Editor’s Note: This post was written as a preview of an upcoming Supreme Court of Canada decision for the Fantasy Courts website and newsletter.

This Week at the SCC

On Friday, May 6, 2022, the SCC is releasing its decision in R. v. J.F. At issue is whether the Jordan framework can be applied in a retrial for delay that was caused in the original trial and not challenged.

In February 2011, the respondent, J.F., was charged with several offences. While judgment was reserved, the Supreme Court rendered its decision in R. v. Jordan, 2016 SCC 27. Following the first trial, J.F. was acquitted in February 2017. The total delay between the charges and the verdict was 72 months and 2 days. In June 2018, the Quebec Court of Appeal ordered a new trial because of errors of law in the trial judgment. The delay between that order and the anticipated end of the new trial was 10 months and 5 days.

J.F. filed a motion for a stay of proceedings under s. 11(b) of the Charter in December 2018. The trial judge found that the delay for the first trial was unreasonable and that J.F. had never waived his right to be tried within a reasonable time. She granted the motion and ordered a stay of proceedings. In a unanimous judgment, the Court of Appeal upheld the trial judge’s order, but for reasons that differed from those of the trial judge.

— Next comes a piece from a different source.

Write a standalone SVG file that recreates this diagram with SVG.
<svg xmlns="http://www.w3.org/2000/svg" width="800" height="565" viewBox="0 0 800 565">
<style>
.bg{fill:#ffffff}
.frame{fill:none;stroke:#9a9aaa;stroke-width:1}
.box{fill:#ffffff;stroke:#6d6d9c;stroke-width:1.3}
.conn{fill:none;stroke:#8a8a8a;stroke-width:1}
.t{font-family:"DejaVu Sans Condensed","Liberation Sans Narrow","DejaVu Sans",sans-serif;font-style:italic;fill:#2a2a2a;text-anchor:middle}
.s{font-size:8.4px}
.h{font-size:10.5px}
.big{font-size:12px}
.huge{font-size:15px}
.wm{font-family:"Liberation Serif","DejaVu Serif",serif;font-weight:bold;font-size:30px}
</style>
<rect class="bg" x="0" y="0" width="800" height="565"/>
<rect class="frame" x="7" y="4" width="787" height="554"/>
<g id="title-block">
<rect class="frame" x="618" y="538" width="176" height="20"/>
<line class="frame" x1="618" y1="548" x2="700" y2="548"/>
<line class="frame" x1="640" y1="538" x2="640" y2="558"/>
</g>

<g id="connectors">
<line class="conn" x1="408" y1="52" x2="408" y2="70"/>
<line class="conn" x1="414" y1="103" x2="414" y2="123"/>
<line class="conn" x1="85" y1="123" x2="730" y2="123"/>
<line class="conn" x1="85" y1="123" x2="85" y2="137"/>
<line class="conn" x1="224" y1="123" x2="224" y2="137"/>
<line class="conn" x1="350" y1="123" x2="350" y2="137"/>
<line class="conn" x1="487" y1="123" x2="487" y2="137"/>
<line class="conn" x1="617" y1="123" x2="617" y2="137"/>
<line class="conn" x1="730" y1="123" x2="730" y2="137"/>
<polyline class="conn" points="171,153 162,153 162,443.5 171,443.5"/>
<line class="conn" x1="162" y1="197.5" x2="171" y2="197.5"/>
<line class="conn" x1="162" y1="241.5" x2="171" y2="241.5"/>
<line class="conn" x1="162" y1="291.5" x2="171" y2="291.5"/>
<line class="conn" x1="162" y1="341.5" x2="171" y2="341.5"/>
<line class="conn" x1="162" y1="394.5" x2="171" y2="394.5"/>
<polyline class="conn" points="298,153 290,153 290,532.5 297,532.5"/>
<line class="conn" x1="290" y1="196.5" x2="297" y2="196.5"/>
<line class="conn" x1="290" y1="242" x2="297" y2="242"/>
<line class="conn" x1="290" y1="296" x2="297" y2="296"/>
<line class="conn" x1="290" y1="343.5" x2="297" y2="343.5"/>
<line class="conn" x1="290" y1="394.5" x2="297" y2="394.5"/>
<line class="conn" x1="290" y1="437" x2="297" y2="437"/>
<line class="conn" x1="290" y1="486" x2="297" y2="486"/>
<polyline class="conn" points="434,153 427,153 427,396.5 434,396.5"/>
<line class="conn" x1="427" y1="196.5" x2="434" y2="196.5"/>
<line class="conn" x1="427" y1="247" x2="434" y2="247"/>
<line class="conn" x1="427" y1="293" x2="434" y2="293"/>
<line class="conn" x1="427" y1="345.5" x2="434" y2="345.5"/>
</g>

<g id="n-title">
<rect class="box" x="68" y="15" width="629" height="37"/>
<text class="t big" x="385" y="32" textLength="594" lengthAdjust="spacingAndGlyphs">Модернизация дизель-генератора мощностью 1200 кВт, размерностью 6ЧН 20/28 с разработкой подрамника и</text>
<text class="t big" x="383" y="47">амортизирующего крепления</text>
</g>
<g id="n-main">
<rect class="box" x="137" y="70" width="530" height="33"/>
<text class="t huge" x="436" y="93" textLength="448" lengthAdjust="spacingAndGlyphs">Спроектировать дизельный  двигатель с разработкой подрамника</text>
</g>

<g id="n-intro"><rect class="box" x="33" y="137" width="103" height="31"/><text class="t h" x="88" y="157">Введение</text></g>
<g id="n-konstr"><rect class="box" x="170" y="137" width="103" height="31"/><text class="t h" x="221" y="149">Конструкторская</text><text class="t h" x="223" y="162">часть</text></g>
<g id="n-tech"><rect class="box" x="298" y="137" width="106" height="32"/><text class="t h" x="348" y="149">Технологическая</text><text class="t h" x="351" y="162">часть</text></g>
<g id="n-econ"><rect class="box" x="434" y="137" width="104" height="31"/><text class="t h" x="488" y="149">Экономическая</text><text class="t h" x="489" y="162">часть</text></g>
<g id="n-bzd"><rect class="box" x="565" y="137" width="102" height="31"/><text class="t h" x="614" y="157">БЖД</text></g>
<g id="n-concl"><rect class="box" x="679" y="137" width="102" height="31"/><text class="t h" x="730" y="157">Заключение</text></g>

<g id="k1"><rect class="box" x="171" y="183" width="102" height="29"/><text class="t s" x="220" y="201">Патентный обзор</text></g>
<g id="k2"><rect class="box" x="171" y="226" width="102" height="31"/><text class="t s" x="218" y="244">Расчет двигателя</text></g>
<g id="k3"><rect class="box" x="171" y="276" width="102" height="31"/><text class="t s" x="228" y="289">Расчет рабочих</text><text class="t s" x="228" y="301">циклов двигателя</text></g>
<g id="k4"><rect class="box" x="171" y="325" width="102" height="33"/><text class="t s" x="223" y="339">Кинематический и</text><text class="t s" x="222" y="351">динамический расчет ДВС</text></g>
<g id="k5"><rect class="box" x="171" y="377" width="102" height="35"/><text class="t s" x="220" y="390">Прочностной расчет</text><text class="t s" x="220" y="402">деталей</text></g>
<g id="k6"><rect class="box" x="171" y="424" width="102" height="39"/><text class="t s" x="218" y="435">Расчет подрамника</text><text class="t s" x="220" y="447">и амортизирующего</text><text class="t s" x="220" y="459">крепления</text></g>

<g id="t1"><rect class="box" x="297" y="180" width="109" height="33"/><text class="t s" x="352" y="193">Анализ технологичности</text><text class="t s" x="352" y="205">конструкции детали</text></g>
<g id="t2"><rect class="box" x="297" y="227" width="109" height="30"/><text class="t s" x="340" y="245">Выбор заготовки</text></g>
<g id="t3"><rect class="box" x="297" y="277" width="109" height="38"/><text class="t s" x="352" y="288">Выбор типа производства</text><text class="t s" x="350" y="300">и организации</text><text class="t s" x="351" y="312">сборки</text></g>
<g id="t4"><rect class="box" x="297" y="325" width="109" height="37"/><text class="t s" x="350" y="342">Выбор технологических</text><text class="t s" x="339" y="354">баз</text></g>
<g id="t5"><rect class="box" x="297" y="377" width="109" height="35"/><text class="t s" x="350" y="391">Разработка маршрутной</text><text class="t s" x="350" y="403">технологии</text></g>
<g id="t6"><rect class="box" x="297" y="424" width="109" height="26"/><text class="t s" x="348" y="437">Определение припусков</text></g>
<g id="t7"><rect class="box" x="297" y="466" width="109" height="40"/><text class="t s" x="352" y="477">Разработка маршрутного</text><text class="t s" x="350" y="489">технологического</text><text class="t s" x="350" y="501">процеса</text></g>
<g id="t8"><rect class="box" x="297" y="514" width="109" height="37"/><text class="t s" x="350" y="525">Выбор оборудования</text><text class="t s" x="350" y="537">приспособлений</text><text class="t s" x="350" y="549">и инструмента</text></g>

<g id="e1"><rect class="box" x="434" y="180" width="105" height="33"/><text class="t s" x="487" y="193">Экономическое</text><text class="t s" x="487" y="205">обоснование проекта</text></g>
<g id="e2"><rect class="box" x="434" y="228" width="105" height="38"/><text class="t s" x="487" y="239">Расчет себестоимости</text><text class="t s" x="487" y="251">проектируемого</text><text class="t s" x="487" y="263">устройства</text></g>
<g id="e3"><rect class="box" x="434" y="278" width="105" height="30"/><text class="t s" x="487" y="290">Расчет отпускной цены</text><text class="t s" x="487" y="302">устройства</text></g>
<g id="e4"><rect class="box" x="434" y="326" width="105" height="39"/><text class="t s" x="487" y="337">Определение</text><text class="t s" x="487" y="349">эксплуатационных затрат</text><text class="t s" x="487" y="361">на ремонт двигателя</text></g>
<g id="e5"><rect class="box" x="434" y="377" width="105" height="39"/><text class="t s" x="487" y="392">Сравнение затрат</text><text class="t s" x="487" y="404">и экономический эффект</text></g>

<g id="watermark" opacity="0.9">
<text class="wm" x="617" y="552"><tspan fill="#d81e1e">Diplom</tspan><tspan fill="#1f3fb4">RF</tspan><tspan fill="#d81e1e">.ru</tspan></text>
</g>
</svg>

I’m leaning towards appeal dismissed on the basis of the extreme amount of delay for the first trial (over 5 years). No matter how the framework is modified to apply in this situation, it seems difficult to reconcile it with permitting that much delay.

Last SCC Decision

  • On April 29, 2022, the Supreme Court of Canada released its decision in R. v. Dussault, 2022 SCC 16.
  • In a unanimous decision written by Justice Moldaver, the Court dismissed the appeal. It found that in the unique circumstances of the case, the police were required to provide the accused with a further opportunity to consult counsel before questioning him.
  • Police can typically discharge their duty by facilitating a single consultation at the time of detention or shortly thereafter. Detainees do not have a right to obtain, and police do not have a duty to facilitate, the continuous assistance of counsel.
  • But there are three exceptions: new procedures involving the detainee; a change in the jeopardy facing the detainee; or reason to believe that the first information provided was deficient.
  • In this case, the third exception applied by virtue of the police unintentionally undermining the legal advice provided to the detainee.
  • 100% of players correctly predicted this one!